No te cierres rebelde, no le niegues
tu soledad. Es fuerza que le entregues
de par en par tu pecho y coyunturas.

Que así vulnera el Diestro, y así elige
–caprichos del deseo– y así aflige
y así mueren de amor las criaturas[12].



[1] Mons. Octavio Derisi. Actualidad del pensamiento de San Agustín, Buenos Aires, Guadalupe, 1965, págs. 35-36.
[2] Juan Alfredo Casaubon. Palabras, ideas, cosas, Buenos Aires, Candil, 1984, págs. 40-41.
[3] Ídem, pág. 25. La negrita es nuestra.
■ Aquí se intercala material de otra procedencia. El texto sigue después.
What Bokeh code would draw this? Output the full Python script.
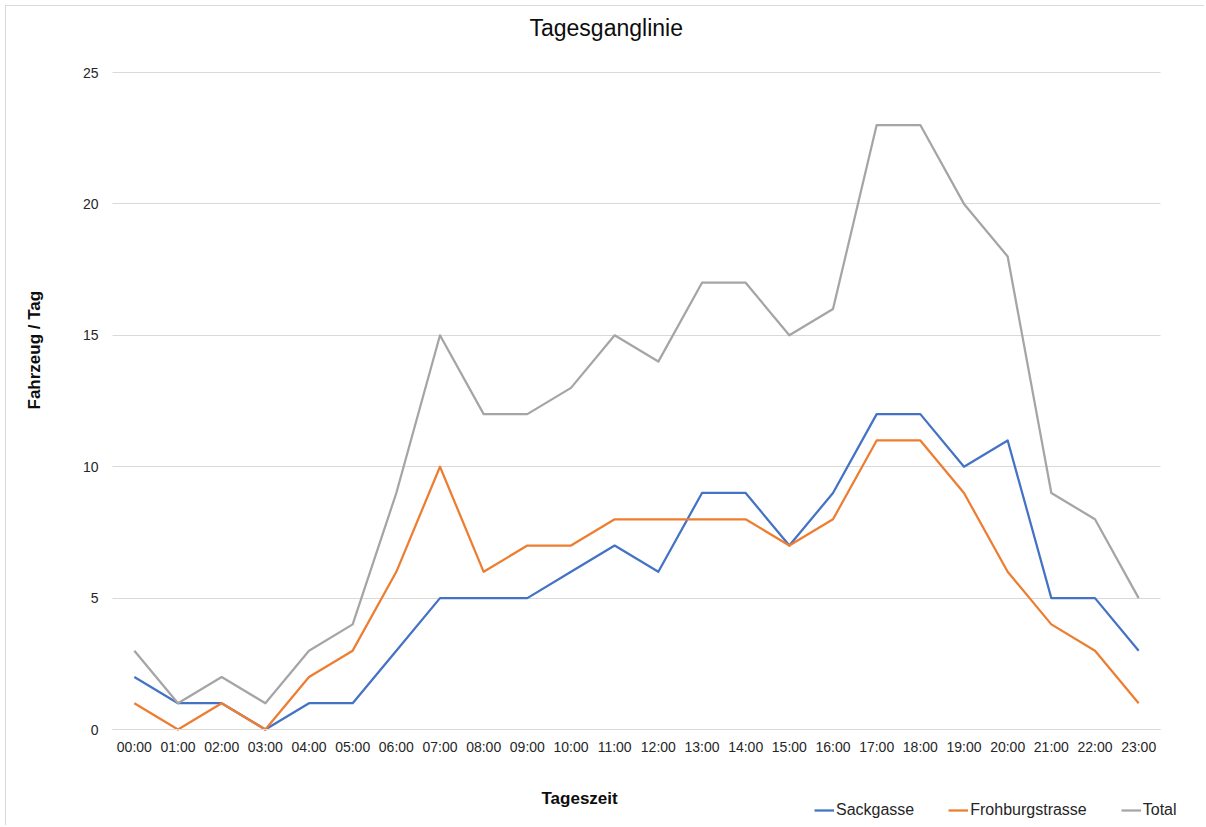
from bokeh.plotting import figure
from bokeh.models import (ColumnDataSource, FactorRange, Range1d, FixedTicker,
                          Title, Label, Legend, LegendItem)
from bokeh.embed import file_html
from bokeh.resources import INLINE

# ---- data ----
hours = ["00:00", "01:00", "02:00", "03:00", "04:00", "05:00", "06:00", "07:00",
         "08:00", "09:00", "10:00", "11:00", "12:00", "13:00", "14:00", "15:00",
         "16:00", "17:00", "18:00", "19:00", "20:00", "21:00", "22:00", "23:00"]
sackgasse = [2, 1, 1, 0, 1, 1, 3, 5, 5, 5, 6, 7, 6, 9, 9, 7, 9, 12, 12, 10, 11, 5, 5, 3]
frohburgstrasse = [1, 0, 1, 0, 2, 3, 6, 10, 6, 7, 7, 8, 8, 8, 8, 7, 8, 11, 11, 9, 6, 4, 3, 1]
total = [3, 1, 2, 1, 3, 4, 9, 15, 12, 12, 13, 15, 14, 17, 17, 15, 16, 23, 23, 20, 18, 9, 8, 5]
y_ticks = [0, 5, 10, 15, 20, 25]
series_names = ["Sackgasse", "Frohburgstrasse", "Total"]
series_colors = ["#4472C4", "#ED7D31", "#A5A5A5"]

FONT = "Liberation Sans"
TEXT = "#262626"
TITLE = "#0d0d0d"

src = ColumnDataSource(dict(h=hours, s=sackgasse, f=frohburgstrasse, t=total))

n_cat = len(hours)
# the plot area is a little larger than the category band and the value range
# extends past 0..25, so tick labels, axis title and legend sit inside it
x_range = FactorRange(*hours, range_padding=0.068702)
p = figure(x_range=x_range, y_range=Range1d(-3.691, 25.457), title=None,
           width=1199, height=820, output_backend="svg", toolbar_location=None,
           min_border_left=70, min_border_right=9, min_border_top=54,
           min_border_bottom=0)
p.styles = {"margin-left": "5px", "margin-top": "5px",
            "border-left": "1px solid #d9d9d9", "border-top": "1px solid #d9d9d9"}
p.outline_line_color = None
p.background_fill_color = "white"
p.border_fill_color = "white"

# axes
p.yaxis.fixed_location = 0
p.yaxis.ticker = FixedTicker(ticks=y_ticks)
p.yaxis.axis_line_color = None
p.yaxis.major_tick_line_color = None
p.yaxis.minor_tick_line_color = None
p.yaxis.major_tick_out = 0
p.yaxis.major_tick_in = 0
p.yaxis.major_label_standoff = 14
p.yaxis.major_label_text_font = FONT
p.yaxis.major_label_text_font_size = "14px"
p.yaxis.major_label_text_color = TEXT

p.xaxis.fixed_location = 0
p.xaxis.bounds = (0, n_cat)
p.xaxis.axis_line_color = "#d9d9d9"
p.xaxis.axis_line_width = 1
p.xaxis.major_tick_line_color = None
p.xaxis.minor_tick_line_color = None
p.xaxis.major_tick_out = 0
p.xaxis.major_tick_in = 0
p.xaxis.major_label_standoff = 9
p.xaxis.major_label_text_font = FONT
p.xaxis.major_label_text_font_size = "14px"
p.xaxis.major_label_text_color = TEXT

p.xgrid.grid_line_color = None
p.ygrid.grid_line_color = "#d9d9d9"
p.ygrid.grid_line_width = 1
p.ygrid.cross_bounds = (0, n_cat)

# lines
renderers = []
for col, color in zip(["s", "f", "t"], series_colors):
    r = p.line(x="h", y=col, source=src, line_color=color, line_width=2.25,
               line_join="round")
    renderers.append(r)


def spacer(size):
    return Title(text=" ", text_font_size="1px", standoff=size - 3)


# above: spacer next to the frame, then the chart title
p.add_layout(spacer(20), "above")
p.add_layout(Title(text="Tagesganglinie", align="left", offset=453, standoff=0,
                   vertical_align="bottom", text_font=FONT, text_font_size="23px",
                   text_font_style="normal", text_color=TITLE), "above")

# left: spacer, axis title
p.add_layout(spacer(33), "left")
p.add_layout(Title(text="Fahrzeug / Tag", align="left", offset=417, standoff=0,
                   vertical_align="bottom", text_font=FONT, text_font_size="17px",
                   text_font_style="bold", text_color=TITLE), "left")

# x axis title
p.add_layout(Label(x=465, y=28, x_units="screen", y_units="screen",
                   text="Tageszeit", text_font=FONT, text_font_size="17px",
                   text_font_style="bold", text_color=TITLE,
                   text_align="left", text_baseline="alphabetic"))

legend = Legend(items=[LegendItem(label=n, renderers=[r]) for n, r in zip(series_names, renderers)],
                orientation="horizontal", location=(738, 7),
                padding=0, margin=0, spacing=34, label_standoff=2,
                glyph_width=20, glyph_height=16, label_height=16,
                label_text_font=FONT, label_text_font_size="16px",
                label_text_color=TEXT, border_line_color=None,
                background_fill_alpha=0)
p.add_layout(legend)

open("out.html", "w").write(file_html(p, INLINE))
[4] Ibídem. Es cierto que a veces nos equivocamos, pero no siempre: “En este momento, por ejemplo, yo estoy absolutamente cierto de que estoy sentado y no de pie, y de que la bombilla está delante de mí, encendida. Estoy igualmente cierto de que 18 por 5 son 90. De que alguna vez me haya equivocado no se sigue que siempre me equivoque” (Bochenski).
[5] Sciacca, Federico Michele. La existencia de Dios, Tucumán, Richardet, 1955, pág. 66.
[6] Caturelli, Alberto. La metafísica cristiana en el pensamiento occidental, Buenos Aires, Ediciones del Cruzamante, 1983, pág. 77.
[7] Platón. El Banquete, Madrid, Senén Martín, 1966, pág. 122.
[8] Mihura Seeber, Federico. La figura del polemista cristiano en los libros “Contra Cresconio” de San Agustín en Revista Sapientia, vol. XLVII, Buenos Aires, UCA, Facultad de Filosofía y Letras, 1992, pág. 176.
[9] Ibídem, págs. 190-191.
[10] Ibídem, pág. 191.
[11] Ibídem, pág. 189.
[12] Gerardo Diego, La gracia, en Primera antología de sus versos (1918-1941), Madrid, Espasa Calpe, 1976, pág. 163.